Can I own a home without homeowners insurance?

by Steve Wilson on June 21, 2010 · 0 comments

in Homeowner's

ben_franklin During the early 1700’s, fires were very dangerous threat to the residents of Philadelphia, PA, so  our forefather Benjamin Franklin set about trying to remedy the situation. Under Franklin’s goading, a group of thirty men came together to form the Union Fire Company on December 7, 1736, the first in the city. His famous saying, "An ounce of prevention is worth a pound of cure," was actually fire-fighting advice.

It was to take 140 years, however, until the city of Philadelphia finally created its own fire department in 1871. Yet, Philadelphia has never suffered a conflagration on the scale of the 1666 Great Fire of London, nor of the fires in Charleston in 1740 and Chicago in 1871. This was in large part due to the efforts of — who else — Benjamin Franklin.

Those who suffered fire damage to their homes often suffered irreversible economic loss. So, in 1752, Franklin helped to found the Philadelphia Contribution for Insurance Against Loss by Fire. Those with insurance policies were not wiped out financially. The Contributionship is still in business today.

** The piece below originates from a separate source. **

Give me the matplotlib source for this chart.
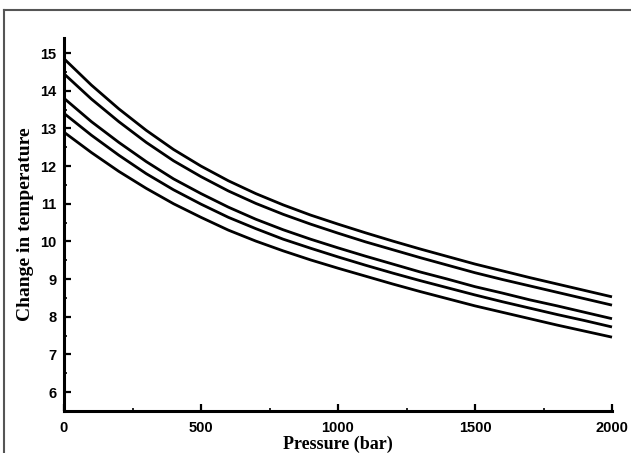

The first policyholders took out policies for seven years. After expiration, the premium money was returnable, subject to certain exceptions. Fire losses and office expenses were paid with money taken from a proportionate contribution of each policyholder.  Prudence coupled with providence have been hallmarks of The Contributionship.

Unlike driving a car, you can legally own a home without homeowners insurance. But, if you have bought your home and financed the purchase with a mortgage, your lender will most likely require you to get homeowners insurance coverage. That’s because lenders need to protect their investment in your home in case your house burns down or is badly damaged by a storm, tornado or other disaster.

If you live in an area that is likely to flood, the bank will also require you to purchase flood insurance. Some financial institutions may also require earthquake coverage if you live in a region vulnerable to earthquakes. If you buy a co-op or condominium, your board will probably require you to buy homeowners insurance.

After your mortgage is paid off, no one will force you to buy homeowners insurance. But it is not advisable to cancel your policy and risk losing what you’ve invested in your home.